Vladimir Jankélévitch
Le paradoxe de la morale
(Le Seuil)
Pour parodier quelque peu Jankélévitch, on pourrait affirmer que ses livres sont du toujours déjà dit à redire toujours. Ce que cet irremplaçable professeur de philosophie ne cesse de rappeler, c'est l'absolue nécessité d'une certaine vertu. Il le répète encore ici, en insistant sur le fait qu'aucune morale digne de ce nom n'est statique. En d'autres termes que, sauf à verser dans le fanatisme et le conformisme, la morale est un lieu permanent de conflit entre moi, les autres et le monde. Le pari de l'éthique est à ce prix seulement. Dans la cacophonie des théories plus ou moins sophistiquées, une voix nous ramenant tout simplement à l'exigence première de la philosophie.

Hannah Arendt
La vie de l'esprit
(PUF)
Jan Patocka
Essais hérétiques
(Verdier)
Pourquoi l'Allemande Hannah Arendt, dont un assai comme La condition de l'homme moderne fut traduit il y a plus de vingt ans, bénéficie-t-elle seulement maintenant d'un vrai renom, après avoir inspiré souterrainement bien des contemporains ? Sans doute le tort d'Hannah Arendt, exilée en France puis aux USA pour fuir les nazis, fut-il d'avoir réfléchi très tôt sur le phénomène du totalitarisme, en établissant une parenté entre fascisme et stalinisme. La vie de l'esprit est le point d'aboutissement de sa réflexion. Hannah Arendt travaillait encore sur le manuscrit lorsqu'elle mourut, en 1975. Toute l'originalité de cet essai réside dans la façon dont, partant de l'horreur contemporaine, Hannah Arendt retrouve les interrogations séculaires de la philosophie. Au procès d'Eichmann, nous dit-elle, elle remarqua non pas de la stupidité dans les propos de l'accusé, mais, au sens propre, un manque de pensée. Il y avait donc peut-être un lien entre l'état de non-pensée et le mal politique. D'où l'interrogation classique : « qu'est-ce que penser ? », posée dans La vie de l'esprit et le réexamen méthodique des réponses données par des philosophes depuis Socrate. Et d'où aussi l'insistance sur la spécificité de la pensée, qu'il faut bien distinguer de la connaissance et des savoirs qui sont liés à la politique : « Dès que l'on transcende les limites de la vie individuelle, en réfléchissant au passé pour le juger et au futur pour faire des protêts de volonté, la pensée cesse d'être une activité politiquement marginale. Et ce genre de réflexion naît immanquablement quand la situation politique devient critique. »
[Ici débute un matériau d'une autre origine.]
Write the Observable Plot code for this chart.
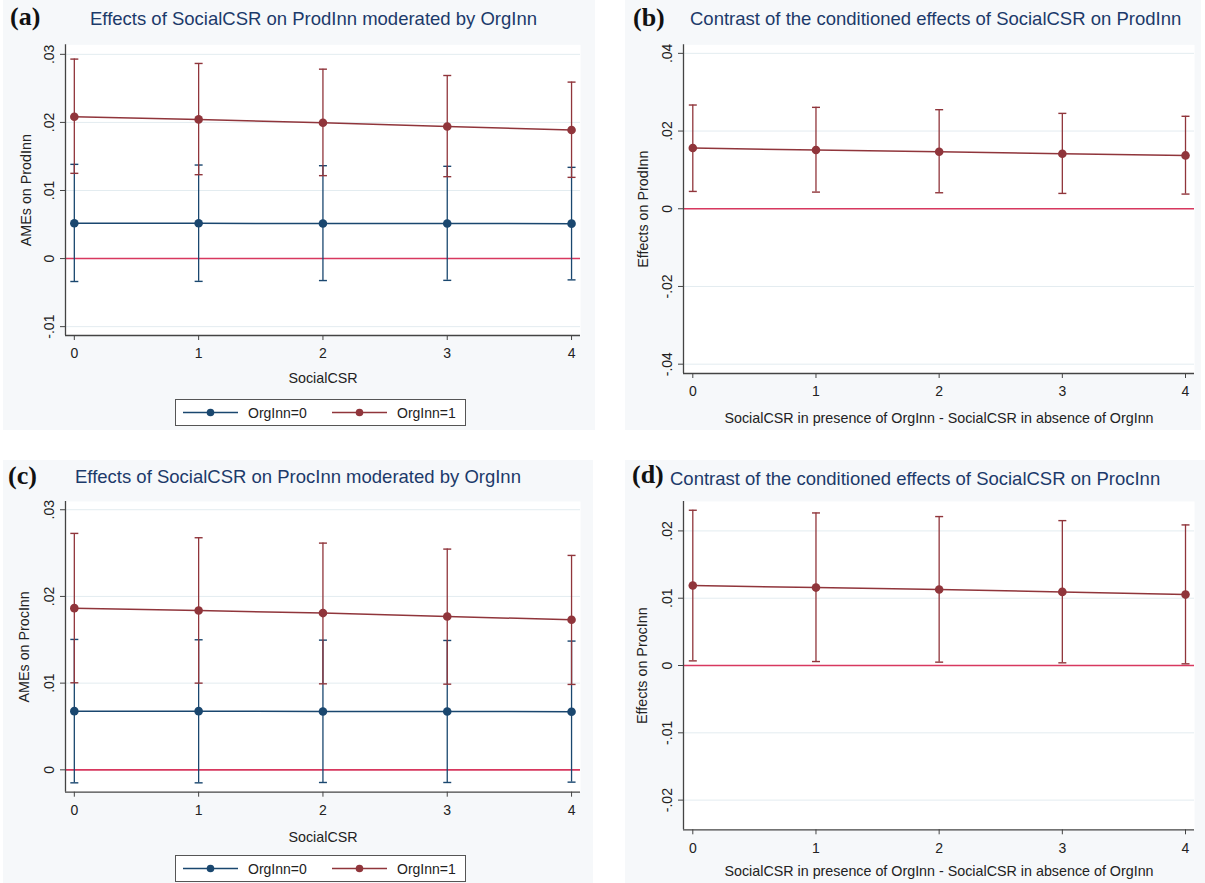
<!DOCTYPE html>
<html><head><meta charset="utf-8">
<script src="https://cdn.jsdelivr.net/npm/d3@7"></script>
<script src="https://cdn.jsdelivr.net/npm/@observablehq/plot@0.6"></script>
<style>
body{margin:0;background:#fff;font-family:"Liberation Sans",Arial,sans-serif;}
#root{position:relative;width:1205px;height:883px;overflow:hidden;background:#fff;}
.bg{position:absolute;background:#f6f8fa;}
.tag{position:absolute;font-family:"Liberation Serif","Times New Roman",serif;font-weight:bold;font-size:26px;color:#111;line-height:1;white-space:nowrap;}
.title{position:absolute;font-size:18.5px;color:#1c3a6a;white-space:nowrap;line-height:1;}
.plot{position:absolute;}
.legend{position:absolute;border:1px solid #555;background:#fff;box-sizing:border-box;}
.legend span{position:absolute;font-size:14px;color:#222;white-space:nowrap;line-height:1;}
</style></head>
<body><div id="root"></div>
<script>
// ---------------- data ----------------
const socialCSR = [0, 1, 2, 3, 4];
const yTicksA = [-0.01, 0, 0.01, 0.02, 0.03];
const yTicksB = [-0.04, -0.02, 0, 0.02, 0.04];
const yTicksC = [0, 0.01, 0.02, 0.03];
const yTicksD = [-0.02, -0.01, 0, 0.01, 0.02];
const seriesNames = ["OrgInn=0", "OrgInn=1"];

// (a) AMEs on ProdInn
const prodOrg0   = [0.00518, 0.00518, 0.00515, 0.00515, 0.00513];
const prodOrg0Lo = [-0.00337, -0.00335, -0.00323, -0.00320, -0.00313];
const prodOrg0Hi = [0.01384, 0.01374, 0.01364, 0.01355, 0.01340];
const prodOrg1   = [0.02083, 0.02044, 0.01995, 0.01941, 0.01888];
const prodOrg1Lo = [0.01252, 0.01232, 0.01218, 0.01203, 0.01193];
const prodOrg1Hi = [0.02930, 0.02866, 0.02782, 0.02689, 0.02592];
// (b) contrast on ProdInn
const prodContrast   = [0.01562, 0.01511, 0.01468, 0.01416, 0.01373];
const prodContrastLo = [0.00446, 0.00429, 0.00412, 0.00395, 0.00378];
const prodContrastHi = [0.02670, 0.02610, 0.02550, 0.02455, 0.02380];
// (c) AMEs on ProcInn
const procOrg0   = [0.00677, 0.00677, 0.00673, 0.00673, 0.00670];
const procOrg0Lo = [-0.00150, -0.00150, -0.00146, -0.00146, -0.00142];
const procOrg0Hi = [0.01504, 0.01500, 0.01496, 0.01492, 0.01485];
const procOrg1   = [0.01865, 0.01838, 0.01808, 0.01769, 0.01731];
const procOrg1Lo = [0.01004, 0.01000, 0.00992, 0.00988, 0.00985];
const procOrg1Hi = [0.02727, 0.02677, 0.02615, 0.02546, 0.02473];
// (d) contrast on ProcInn
const procContrast   = [0.01188, 0.01158, 0.01129, 0.01094, 0.01054];
const procContrastLo = [0.00069, 0.00059, 0.00050, 0.00040, 0.00025];
const procContrastHi = [0.02307, 0.02267, 0.02213, 0.02153, 0.02089];

// ---------------- styles ----------------
const BLUE = "#1a476f", RED = "#90353b", ZERO = "#d8385f", AXIS = "#444", TEXT = "#222";
const fmt = d => Math.abs(d) < 1e-12 ? "0" : d.toFixed(2).replace(/^(-?)0\./, "$1.");
const capSymbol = {draw(ctx, size) { const r = Math.sqrt(size / Math.PI); ctx.moveTo(-r, 0); ctx.lineTo(r, 0); }};

function panel(o) {
  const marks = [
    Plot.frame({fill: "white", stroke: null}),
    Plot.gridY(o.yTicks, {stroke: "#e3ecf0", strokeOpacity: 1, strokeWidth: 1}),
    Plot.ruleY([0], {stroke: ZERO, strokeWidth: 1.6})
  ];
  for (const s of o.series) {
    const rows = socialCSR.map((x, i) => ({x, y: s.y[i], lo: s.lo[i], hi: s.hi[i]}));
    marks.push(
      Plot.ruleX(rows, {x: "x", y1: "lo", y2: "hi", stroke: s.color, strokeWidth: 1.3}),
      Plot.dot(rows, {x: "x", y: "hi", symbol: capSymbol, r: 4, stroke: s.color, fill: "none", strokeWidth: 1.4}),
      Plot.dot(rows, {x: "x", y: "lo", symbol: capSymbol, r: 4, stroke: s.color, fill: "none", strokeWidth: 1.4}),
      Plot.line(rows, {x: "x", y: "y", stroke: s.color, strokeWidth: 1.5}),
      Plot.dot(rows, {x: "x", y: "y", r: 4.3, fill: s.color, stroke: "none"})
    );
  }
  marks.push(
    Plot.ruleX([o.xDomain[0]], {stroke: AXIS, strokeWidth: 1.3}),
    Plot.ruleY([o.yDomain[0]], {stroke: AXIS, strokeWidth: 1.3}),
    Plot.axisY({ticks: o.yTicks, tickFormat: fmt, tickSize: 5, tickPadding: 7, tickRotate: -90, label: null, fill: TEXT}),
    Plot.axisX({ticks: socialCSR, tickFormat: d => String(d), tickSize: 5, tickPadding: 8, label: null, fill: TEXT}),
    Plot.text([o.yLabel], {frameAnchor: "left", rotate: -90, dx: o.yLabelDx, textAnchor: "middle", lineAnchor: "middle", fill: TEXT, fontSize: 14.3}),
    Plot.text([o.xLabel], {frameAnchor: "bottom", dy: o.xLabelDy, textAnchor: "middle", lineAnchor: "middle", fill: TEXT, fontSize: 14.3})
  );
  const svg = Plot.plot({
    width: o.width, height: o.height,
    marginTop: o.mt, marginRight: o.mr, marginBottom: o.mb, marginLeft: o.ml,
    x: {domain: o.xDomain}, y: {domain: o.yDomain},
    style: {background: "transparent", fontFamily: "'Liberation Sans', Arial, sans-serif", fontSize: "14px", color: AXIS, overflow: "visible"},
    marks
  });
  svg.classList.add("plot");
  svg.style.left = o.left + "px";
  svg.style.top = o.top + "px";
  return svg;
}

const root = document.getElementById("root");
function add(cls, html, css) {
  const d = document.createElement("div");
  d.className = cls; d.innerHTML = html; Object.assign(d.style, css); root.appendChild(d); return d;
}
function legend(left, top, colors) {
  const box = add("legend", "", {left: left + "px", top: top + "px", width: "291px", height: "27px"});
  const items = [{x0: 7, tx: 72}, {x0: 156, tx: 221}];
  colors.forEach((c, i) => {
    const it = items[i];
    box.insertAdjacentHTML("beforeend",
      `<svg style="position:absolute;left:${it.x0}px;top:0" width="56" height="25"><line x1="0" x2="55" y1="12.5" y2="12.5" stroke="${c}" stroke-width="1.5"/><circle cx="27.5" cy="12.5" r="3.8" fill="${c}"/></svg>` +
      `<span style="left:${it.tx}px;top:6px">${seriesNames[i]}</span>`);
  });
}

// backgrounds
add("bg", "", {left: "3px", top: "0px", width: "592px", height: "430px"});
add("bg", "", {left: "625px", top: "0px", width: "576px", height: "430px"});
add("bg", "", {left: "3px", top: "460px", width: "590px", height: "423px"});
add("bg", "", {left: "625px", top: "460px", width: "580px", height: "423px"});

// (a)
root.appendChild(panel({
  left: 0, top: 30, width: 600, height: 365, mt: 14.3, mr: 20, mb: 60, ml: 65,
  xDomain: [-0.071, 4.072], yDomain: [-0.0113, 0.0314], yTicks: yTicksA,
  yLabel: "AMEs on ProdInn", yLabelDx: -39, xLabel: "SocialCSR", xLabelDy: 43,
  series: [
    {y: prodOrg0, lo: prodOrg0Lo, hi: prodOrg0Hi, color: BLUE},
    {y: prodOrg1, lo: prodOrg1Lo, hi: prodOrg1Hi, color: RED}
  ]
}));
// (b)
root.appendChild(panel({
  left: 600, top: 30, width: 605, height: 400, mt: 14.3, mr: 11, mb: 57, ml: 83,
  xDomain: [-0.0755, 4.073], yDomain: [-0.0424, 0.0422], yTicks: yTicksB,
  yLabel: "Effects on ProdInn", yLabelDx: -40, xLabel: "SocialCSR in presence of OrgInn - SocialCSR in absence of OrgInn", xLabelDy: 45,
  series: [{y: prodContrast, lo: prodContrastLo, hi: prodContrastHi, color: RED}]
}));
// (c)
root.appendChild(panel({
  left: 0, top: 490, width: 600, height: 360, mt: 11, mr: 20, mb: 58.3, ml: 65,
  xDomain: [-0.071, 4.072], yDomain: [-0.00258, 0.03095], yTicks: yTicksC,
  yLabel: "AMEs on ProcInn", yLabelDx: -41, xLabel: "SocialCSR", xLabelDy: 45,
  series: [
    {y: procOrg0, lo: procOrg0Lo, hi: procOrg0Hi, color: BLUE},
    {y: procOrg1, lo: procOrg1Lo, hi: procOrg1Hi, color: RED}
  ]
}));
// (d)
root.appendChild(panel({
  left: 600, top: 490, width: 605, height: 393, mt: 11, mr: 11, mb: 53.7, ml: 83,
  xDomain: [-0.0755, 4.073], yDomain: [-0.02441, 0.02437], yTicks: yTicksD,
  yLabel: "Effects on ProcInn", yLabelDx: -41, xLabel: "SocialCSR in presence of OrgInn - SocialCSR in absence of OrgInn", xLabelDy: 42,
  series: [{y: procContrast, lo: procContrastLo, hi: procContrastHi, color: RED}]
}));

// titles & tags
add("tag", "(a)", {left: "10px", top: "4px"});
add("title", "Effects of SocialCSR on ProdInn moderated by OrgInn", {left: "90px", top: "10px"});
add("tag", "(b)", {left: "633px", top: "5px"});
add("title", "Contrast of the conditioned effects of SocialCSR on ProdInn", {left: "690px", top: "10px"});
add("tag", "(c)", {left: "8px", top: "463px"});
add("title", "Effects of SocialCSR on ProcInn moderated by OrgInn", {left: "75px", top: "468px"});
add("tag", "(d)", {left: "632px", top: "462px"});
add("title", "Contrast of the conditioned effects of SocialCSR on ProcInn", {left: "670px", top: "470px"});

legend(175, 399, [BLUE, RED]);
legend(175, 855, [BLUE, RED]);
</script></body></html>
Une citation qui aurait pu être signée par Jan Patocka, mort en 1977, après avoir été le porte-parole du groupe de défense des droits de l'homme en Tchécoslovaquie, connu sous l'appellation la Charte 77. Accompagnés d'un texte d'hommage du linguiste Roman Jakobson, on a réuni ses Essais hérétiques sur le sens de l'histoire, sur l'Europe, sur la civilisation technique ou sur les guerres du XXe siècle. Philosophiquement, Patocka est un héritier de Husserl et de Heidegger. Il approfondit une dimension de la phénoménologie que l'on néglige : l'histoire, mais en refusant l'idéalisme et en réfléchissant sur l'homme inséré dans la vie quotidienne et concrète. C'est aussi sur le destin de l'Européen, après le nihilisme nietzschéen et les deux grandes guerres, qu'il s'interroge. Par sa méditation politique, philosophique et historique, Patocka rejoint, comme le souligne Paul Ricœur dans sa préface, les thèses de Hannah Arendt.